Benny lebih lanjut menegaskan bahwa DPR tidak pernah menolak untuk membahas RUU tersebut, melainkan pemerintah yang belum mengajukan RUU Perampasan Aset dengan jelas. Ia menyayangkan sikap pemerintah yang belum menunjukkan komitmen penuh dalam hal ini. “Kami juga ketemu masyarakat dituduh, kenapa DPR tidak mau membahas itu. Kami bilang, bukan DPR tidak mau membahas, wong pemerintahnya belum ajukan,” tambah Benny.
Perdebatan ini menyoroti ketegangan antara pemerintah dan DPR terkait transparansi dan komitmen dalam membahas RUU yang dinilai penting bagi pemberantasan korupsi dan pengembalian aset yang disalahgunakan. Meski ada perbedaan pandangan, Supratman tetap memastikan bahwa pemerintah berkomitmen untuk mengusulkan RUU Perampasan Aset dan telah mencantumkannya dalam daftar Prolegnas 2025-2029.

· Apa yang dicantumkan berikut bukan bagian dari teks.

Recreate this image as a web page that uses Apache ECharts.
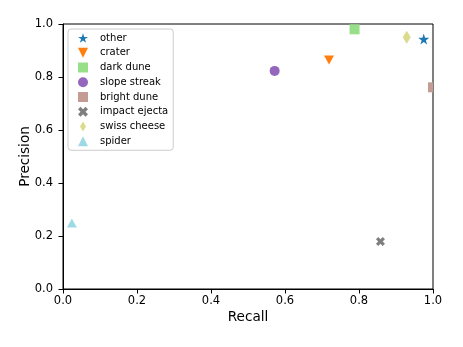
<!DOCTYPE html>
<html><head><meta charset="utf-8">
<script src="https://cdn.jsdelivr.net/npm/echarts@6/dist/echarts.min.js"></script>
<style>html,body{margin:0;padding:0;background:#fff}#c{width:463px;height:347px}</style>
</head><body><div id="c"></div>
<script>
const categories = ['other','crater','dark dune','slope streak','bright dune','impact ejecta','swiss cheese','spider'];
const recallValues = [0.975, 0.719, 0.788, 0.572, 1.0, 0.858, 0.929, 0.024];
const precisionValues = [0.943, 0.864, 0.980, 0.823, 0.761, 0.179, 0.950, 0.249];
const xTicks = ['0.0','0.2','0.4','0.6','0.8','1.0'];
const yTicks = ['0.0','0.2','0.4','0.6','0.8','1.0'];

const colors = ['#1f77b4','#ff7f0e','#98df8a','#9467bd','#c49c94','#7f7f7f','#dbdb8d','#9edae5'];
const xPath = 'path://M-1,-0.5 L-0.5,-1 L0,-0.5 L0.5,-1 L1,-0.5 L0.5,0 L1,0.5 L0.5,1 L0,0.5 L-0.5,1 L-1,0.5 L-0.5,0 Z';
const symbols = [
  'path://M0,-1 L0.2245,-0.309 L0.951,-0.309 L0.363,0.118 L0.588,0.809 L0,0.382 L-0.588,0.809 L-0.363,0.118 L-0.951,-0.309 L-0.2245,-0.309 Z',
  'path://M-1,-1 L1,-1 L0,1 Z',
  'rect',
  'circle',
  'rect',
  xPath,
  'path://M0,-1 L0.6,0 L0,1 L-0.6,0 Z',
  'triangle'
];
const sizes = [[11,11],[10,9],[10,10],[10,10],[5,10],[9,9],[8,13],[10,9]];
// bright dune sits on the right spine: only the half inside the axes is drawn
const offsets = [[0,0],[0,0],[0,0],[0,0],[-2.5,0],[0,0],[0,0],[0,0]];
const legendIcons = [symbols[0], symbols[1], 'rect', 'circle', 'rect', xPath, symbols[6], 'triangle'];

const series = categories.map((name, i) => ({
  name,
  type: 'scatter',
  symbol: symbols[i],
  symbolSize: sizes[i],
  symbolOffset: offsets[i],
  symbolKeepAspect: false,
  itemStyle: { color: colors[i], opacity: 1 },
  data: [[recallValues[i], precisionValues[i]]],
  z: 3
}));

const chart = echarts.init(document.getElementById('c'), null, {renderer: 'canvas'});
const font = 'DejaVu Sans';
chart.setOption({
  animation: false,
  backgroundColor: '#fff',
  textStyle: { fontFamily: font },
  grid: { left: 63, right: 30, top: 24, bottom: 58, show: true, borderColor: '#000', borderWidth: 1, backgroundColor: 'transparent' },
  legend: {
    orient: 'vertical',
    left: 68, top: 29,
    padding: [4, 5, 4, 10],
    itemWidth: 10, itemHeight: 10,
    itemGap: 4.75,
    selectedMode: false,
    backgroundColor: 'rgba(255,255,255,0.8)',
    borderColor: '#cccccc', borderWidth: 1, borderRadius: 3,
    textStyle: { fontFamily: font, fontSize: 10, color: '#000', padding: [0,0,0,7] },
    data: categories.map((name, i) => ({ name, icon: legendIcons[i] }))
  },
  xAxis: {
    type: 'value', min: 0, max: 1, interval: 0.2,
    name: 'Recall', nameLocation: 'middle', nameGap: 21, nameMoveOverlap: false,
    nameTextStyle: { fontFamily: font, fontSize: 13.6, color: '#000' },
    axisLine: { show: true, lineStyle: { color: '#000', width: 1 } },
    axisTick: { show: true, length: 4.5, lineStyle: { color: '#000' } },
    axisLabel: { fontFamily: font, fontSize: 11.5, color: '#000', margin: 6, formatter: v => xTicks[Math.round(v / 0.2)] },
    splitLine: { show: false }
  },
  yAxis: {
    type: 'value', min: 0, max: 1, interval: 0.2,
    name: 'Precision', nameLocation: 'middle', nameGap: 31, nameRotate: 90, nameMoveOverlap: false,
    nameTextStyle: { fontFamily: font, fontSize: 13.6, color: '#000' },
    axisLine: { show: true, lineStyle: { color: '#000', width: 1 } },
    axisTick: { show: true, length: 4.5, lineStyle: { color: '#000' } },
    axisLabel: { fontFamily: font, fontSize: 11.5, color: '#000', margin: 10, formatter: v => yTicks[Math.round(v / 0.2)] },
    splitLine: { show: false }
  },
  series
});
</script></body></html>
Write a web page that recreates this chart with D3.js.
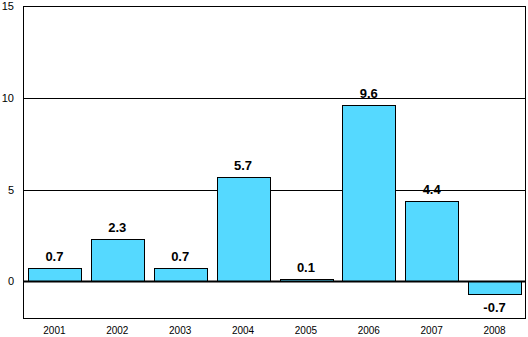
<!DOCTYPE html>
<html>
<head>
<meta charset="utf-8">
<script src="https://cdn.jsdelivr.net/npm/d3@7"></script>
<style>
  body { margin: 0; background: #fff; }
  text { font-family: Arial, "Liberation Sans", sans-serif; }
</style>
</head>
<body>
<script>
// data
var years = ["2001", "2002", "2003", "2004", "2005", "2006", "2007", "2008"];
var values = [0.7, 2.3, 0.7, 5.7, 0.1, 9.6, 4.4, -0.7];
var yTicks = [0, 5, 10, 15];

var W = 528, H = 337;
var margin = {top: 6, right: 2, bottom: 19, left: 23};

var svg = d3.select("body").append("svg")
    .attr("width", W)
    .attr("height", H);

var x = d3.scaleBand()
    .domain(years)
    .range([margin.left, W - margin.right])
    .paddingInner(0.16)
    .paddingOuter(0.08);

var y = d3.scaleLinear()
    .domain([-2, 15])
    .range([H - margin.bottom, margin.top]);

// gridlines
svg.append("g")
  .selectAll("line")
  .data(yTicks.filter(function(d) { return d != 0; }))
  .enter().append("line")
    .attr("x1", margin.left)
    .attr("x2", W - margin.right)
    .attr("y1", function(d) { return Math.round(y(d)) + 0.5; })
    .attr("y2", function(d) { return Math.round(y(d)) + 0.5; })
    .attr("stroke", "#000")
    .attr("stroke-width", 1);

// bars
svg.append("g")
  .selectAll("rect")
  .data(values)
  .enter().append("rect")
    .attr("x", function(d, i) { return Math.round(x(years[i])) + 0.5; })
    .attr("width", Math.round(x.bandwidth()))
    .attr("y", function(d) { return Math.round(y(Math.max(0, d))) + 0.5; })
    .attr("height", function(d) { return Math.abs(Math.round(y(0)) - Math.round(y(d))); })
    .attr("fill", "#55d9ff")
    .attr("stroke", "#000")
    .attr("stroke-width", 1);

// zero line
svg.append("line")
    .attr("x1", margin.left)
    .attr("x2", W - margin.right)
    .attr("y1", Math.round(y(0)) + 0.5)
    .attr("y2", Math.round(y(0)) + 0.5)
    .attr("stroke", "#000")
    .attr("stroke-width", 2);

// plot frame
svg.append("rect")
    .attr("x", margin.left + 0.5)
    .attr("y", margin.top + 0.5)
    .attr("width", W - margin.left - margin.right - 1)
    .attr("height", H - margin.top - margin.bottom)
    .attr("fill", "none")
    .attr("stroke", "#000")
    .attr("stroke-width", 1);

// y tick labels
svg.append("g")
  .selectAll("text")
  .data(yTicks)
  .enter().append("text")
    .attr("x", 14)
    .attr("y", function(d) { return y(d) + 4; })
    .attr("text-anchor", "end")
    .attr("font-size", 11)
    .text(function(d) { return d; });

// x labels
svg.append("g")
  .selectAll("text")
  .data(years)
  .enter().append("text")
    .attr("x", function(d) { return x(d) + x.bandwidth() / 2; })
    .attr("y", H - 3)
    .attr("text-anchor", "middle")
    .attr("font-size", 10)
    .text(function(d) { return d; });

// value labels
svg.append("g")
  .selectAll("text")
  .data(values)
  .enter().append("text")
    .attr("x", function(d, i) { return x(years[i]) + x.bandwidth() / 2; })
    .attr("y", function(d) { return d >= 0 ? y(d) - 7 : y(d) + 18; })
    .attr("text-anchor", "middle")
    .attr("font-size", 13)
    .attr("font-weight", "bold")
    .text(function(d) { return d.toFixed(1); });
</script>
</body>
</html>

“Sedikit ya Pak, karena ini isunya sensitif. Silakan dibaca, pemerintah itu komit mengusulkan RUU ini ada di daftar 40 RUU yang kami ajukan, dan RUU Perampasan Aset itu ada di urutan kelima,” jelas Supratman, menanggapi pernyataan Benny yang menyebutkan bahwa pemerintah belum mengajukan RUU tersebut secara resmi.
Perdebatan mengenai RUU ini mencerminkan pentingnya kerja sama antara eksekutif dan legislatif dalam merumuskan undang-undang yang relevan dengan kebutuhan masyarakat, terutama terkait dengan isu pemberantasan korupsi dan pengelolaan aset negara. Meski terjadi perbedaan pandangan mengenai waktu dan substansi, baik pemerintah maupun DPR tetap berkomitmen untuk menjaga integritas dan efisiensi dalam proses legislasi.